Heres my take on the situation, #1 Make sure you have completely bled the cooling system. you need to elevate the front of the sled when doing this and run the engine at a very low rpm. And it sounds like you did just fine when you rebuilt your engine. If the pistons were not scored then there was no need to replace them. As was said in another post, keep an eye on spark plug color.
Now i have to disagree with everyone when they say you need snow on your "heat exchangers" to keep from over heating. Granted the engine will run very hot, but it should not turn on the idiot light. I installed a Temp Gauge on my Triumph this past year, and i was very surprised to find out that without snow on the exchangers, it runs right on the edge of overheating all day long without overheating. Sure snow will help keep it running cooler but i dont think it is necessary to keep it in operating temp. If your idiot light is coming on, and you are sure you have ALL of the air pockets out of your system try a new temp sending unit or install a temp. gauge.
Just my two cents, take it for what its worth.
Polaris is my way out - Other people just use a door.
Just one additional comment about the overheating. Last weekend I was crossing a lake that was glare ice. Because of this I was riding very slow to prevent melting my hyfaxes to my track. In this process of going so slow, and the fact no snow was coming in contact w/my heat exchangers, my temp light did come on. It was because of the slow speed I was driving at.
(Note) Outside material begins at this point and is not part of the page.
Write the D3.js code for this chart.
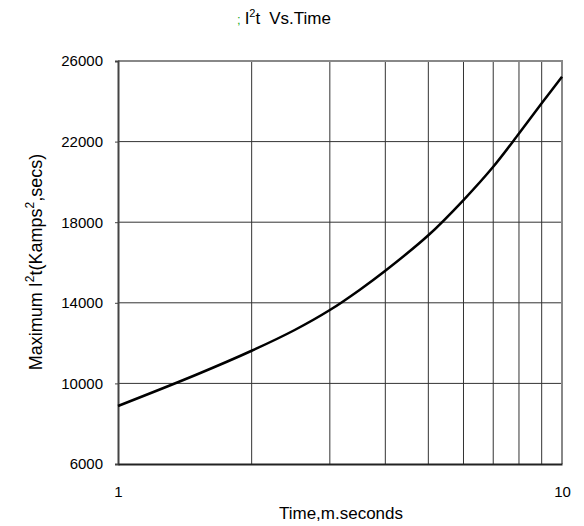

I simply stopped for 15 min or so, then continued on w/no problems.
So I guess my point is that overheating can not only be caused by the conditions you ride in, but also HOW your riding the sled. And like Triumph stated, make sure there are no more air pockets in your cooling sys.
Now i know this is probly the stupidest thing ever said...but I'm brave, and will say it anyway. My 2 buddy just bought new 2002 mxz's (both identical) and we were just taking it easy, doing about 35 km/h and there idiot lights came on at the same time. we stopped for a min, noticed all the vents were closed, and oped them. We continued on and they were of 2 min later.